Un ministère transversal

« On peut être surpris de l’absence d’un ministère de l’Énergie de plein droit, notamment après qu’on ait connu en 2022 une crise énergie historique, qui n’est pas un sujet derrière nous », souligne Michel Gioria, délégué général de France énergie éolienne (FEE). « L’enseignement des 18 mois passés est que si l’on veut une politique énergétique efficace, il faut une maîtrise technique, une capacité d’écoute et un suivi très fin, sur le terrain, de tous les éléments : nucléaire, renouvelables, plan de sobriété… Il ne faut pas que ce grand ministère nous en éloigne. » Sur le fond, Bruno Le Maire a souvent exprimé son vif soutien à l’énergie nucléaire. Quid des renouvelables ?« Il y a une réalité : l’énorme travail de RTE [le gestionnaire du réseau électrique, NDLR] sur les différents scénarios énergétiques montre que les seuls leviers de production disponibles d’ici 2035 sont les énergies renouvelables« , solaire et éolien en premier, relève M. Gioria. « Les décisions de politiques publiques doivent s’appuyer sur des faits.

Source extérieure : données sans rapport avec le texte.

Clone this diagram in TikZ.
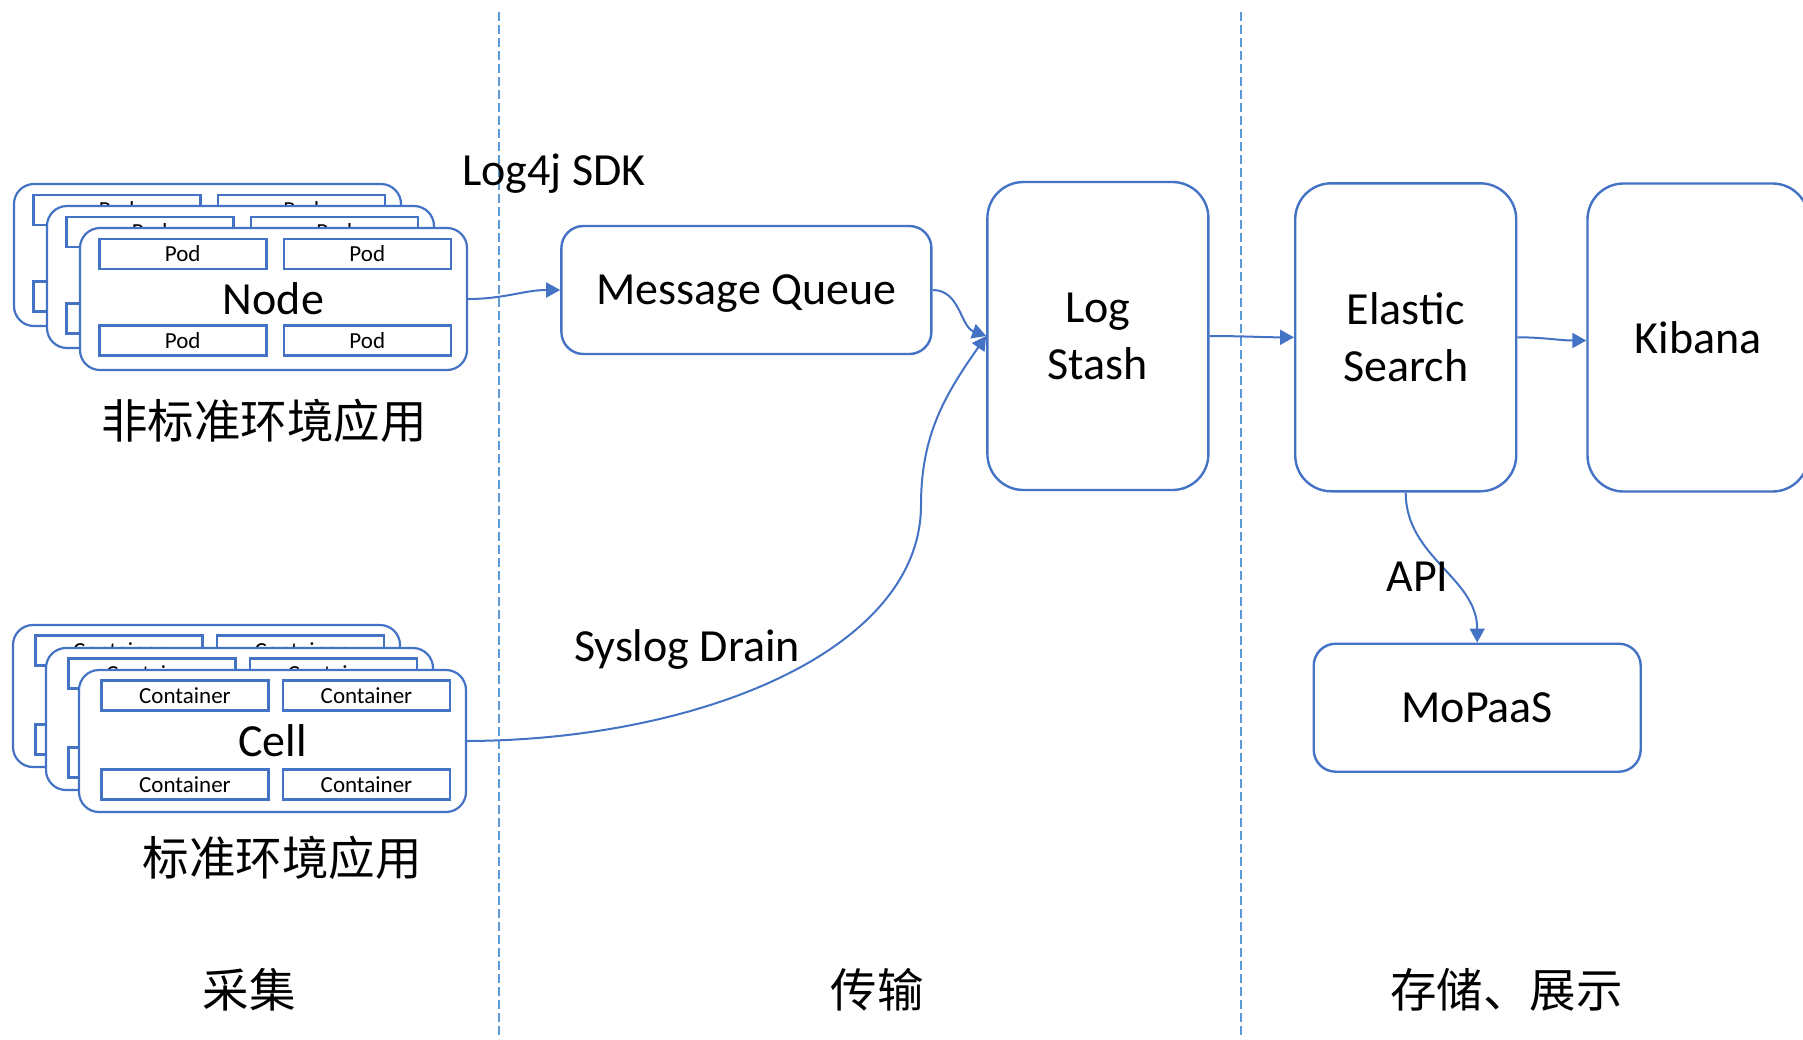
\documentclass[tikz,border=0pt]{standalone}
\usepackage{fontspec}
\setmainfont{Carlito}
\newfontfamily\cjk{Noto Sans CJK SC}
\usetikzlibrary{arrows.meta,positioning,calc}
\definecolor{boxblue}{HTML}{4472C4}
\definecolor{laneblue}{HTML}{5B9BD5}
\tikzset{x=1pt, y=1pt, % One unit is one pixel of the layout
        block/.style={ % Rounded boxes of the pipeline
            draw=boxblue, line width=2.4pt, fill=white,
            rounded corners=22pt, align=center,
            font=\fontsize{46}{57}\selectfont},
        tall/.style={block, minimum width=221pt, minimum height=308pt,
            rounded corners=36pt},
        host/.style={block, minimum width=387pt, minimum height=142pt,
            rounded corners=20pt, line width=2.2pt},
        slot/.style={ % Pods and containers inside a host
            draw=boxblue, line width=2.6pt,
            minimum width=167pt, minimum height=30pt,
            font=\fontsize{23}{25}\selectfont},
        lbl/.style={inner sep=0pt, font=\fontsize{46}{50}\selectfont},
        zh/.style={inner sep=0pt, font=\cjk\fontsize{46.5}{50}\selectfont},
        lane/.style={draw=laneblue, line width=1.3pt, dash pattern=on 9pt off 4pt},
        link/.style={draw=boxblue, line width=2pt,
            -{Triangle[length=14pt,width=15pt]}},
        every edge/.style={link} % Sets the properties for each transition
        }

\begin{document}
\begin{tikzpicture}
    \useasboundingbox (0,0) rectangle (1803,-1039);
    \clip (0,0) rectangle (1803,-1039);

    % stage borders
    \draw[lane] (499,-12) -- (499,-1039);
    \draw[lane] (1241,-12) -- (1241,-1039);

    % non-standard hosts, three deep
    \foreach \k/\dx/\dy in {2/-66/44, 1/-33/22, 0/0/0}{
        \begin{scope}[shift={(\dx,\dy)}]
            \node[host] (vm\k) at (273.5,-299) {Node};
            \node[slot] (vm\k a) at (182.7,-254) {Pod};
            \node[slot] (vm\k b) at (367.3,-254) {Pod};
            \node[slot] (vm\k c) at (182.7,-340.3) {Pod};
            \node[slot] (vm\k d) at (367.3,-340.3) {Pod};
        \end{scope}
    }

    % standard hosts, three deep
    \foreach \k/\dx/\dy in {2/-66/45, 1/-33/22, 0/0/0}{
        \begin{scope}[shift={(\dx,\dy)}]
            \node[host] (cell\k) at (272.5,-741) {Cell};
            \node[slot] (cell\k a) at (185,-695.7) {Container};
            \node[slot] (cell\k b) at (366.5,-695.7) {Container};
            \node[slot] (cell\k c) at (185,-784.7) {Container};
            \node[slot] (cell\k d) at (366.5,-784.7) {Container};
        \end{scope}
    }

    \node[block, minimum width=370pt, minimum height=128pt, text depth=0pt] (mq) at (746.4,-290) {Message Queue};
    \node[tall] (logstash) at (1097.9,-336) {Log\\Stash};
    \node[tall] (elastic) at (1405.7,-337.3) {Elastic\\Search};
    \node[tall] (kibana) at (1698,-337.5) {Kibana};
    \node[block, minimum width=327pt, minimum height=128pt] (mopaas) at (1477.2,-707.7) {MoPaaS};

    \draw (vm0.east) edge[out=0,in=180] (mq.west);
    \draw (mq.east) edge[out=0,in=160] (logstash.west);
    \draw (logstash.east) edge[out=0,in=180] (elastic.west);
    \draw (elastic.east) edge[out=0,in=180] ([yshift=-3pt]kibana.west);
    \draw (elastic.south) edge[out=-90,in=90] (mopaas.north);

    % syslog drain goes round a bend
    \coordinate (bend) at (921,-505);
    \draw[link] (cell0.east) .. controls (700,-740) and (921,-650) .. (bend)
        to[out=90,in=235] (logstash.west);

    \node[lbl, anchor=base] (sdk) at (554,-185) {Log4j SDK};
    \node[lbl, anchor=base] (syslog) at (687,-661) {Syslog Drain};
    \node[lbl, anchor=base] (api) at (1417.5,-591) {API};

    \node[zh] (nonstd) at (264,-421) {非标准环境应用};
    \node[zh] (std) at (282,-857.5) {标准环境应用};
    \node[zh] (collect) at (249,-990) {采集};
    \node[zh] (transfer) at (877,-990) {传输};
    \node[zh] (store) at (1506.5,-990) {存储、展示};
\end{tikzpicture}
\end{document}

Tout écart aura des conséquences lourdes pour les Français notamment en termes de sécurité d’approvisionnement et de prix de l’énergie », prévient-il. Pour le Syndicat des énergies renouvelables (SER), la suppression de ce ministère est « un mauvais signal quant au volontarisme politique » sur la transition énergétique, dit son président Jules Nyssen, qui veut aussi « rendre hommage à Agnès Pannier-Runaucher », la ministre sortante. « Au moment où les maires doivent travailler sur des zones d’accélération des renouvelables, où se prépare la planification de l’éolien en mer, où des investisseurs s’interrogent sur le fait de soutenir de futures gigafactories françaises, les signaux depuis le début de l’année ne sont clairement pas positifs« , affirme M. Nyssen. « Nous ne sommes pas contre une relance du nucléaire, mais elle ne peut être un prétexte pour dire qu’il n’y a pas de besoin d’énergies renouvelables ou pas besoin de se poser des questions sur l’efficacité et la sobriété énergétiques. Tout cela se tient, et cette équation globale, tout le monde la connaît. »

Dans leur rapport publié l’année dernière visant à établir les raisons de la perte de souveraineté et d’indépendance énergétique de la France, le député LR du Haut-Rhin Raphaël Schellenberger et le député de Haute-Savoie Antoine Armand avaient d’ailleurs recommandé de « remettre la direction générale de l’énergie au sein du ministère en charge de l’industrie et la doter des moyens permettant d’identifier, de suivre et de réduire nos vulnérabilités industrielles » pour permettre, disaient-ils, d’avoir une approche davantage souveraine, notamment sur la question de la sécurité d’approvisionnement.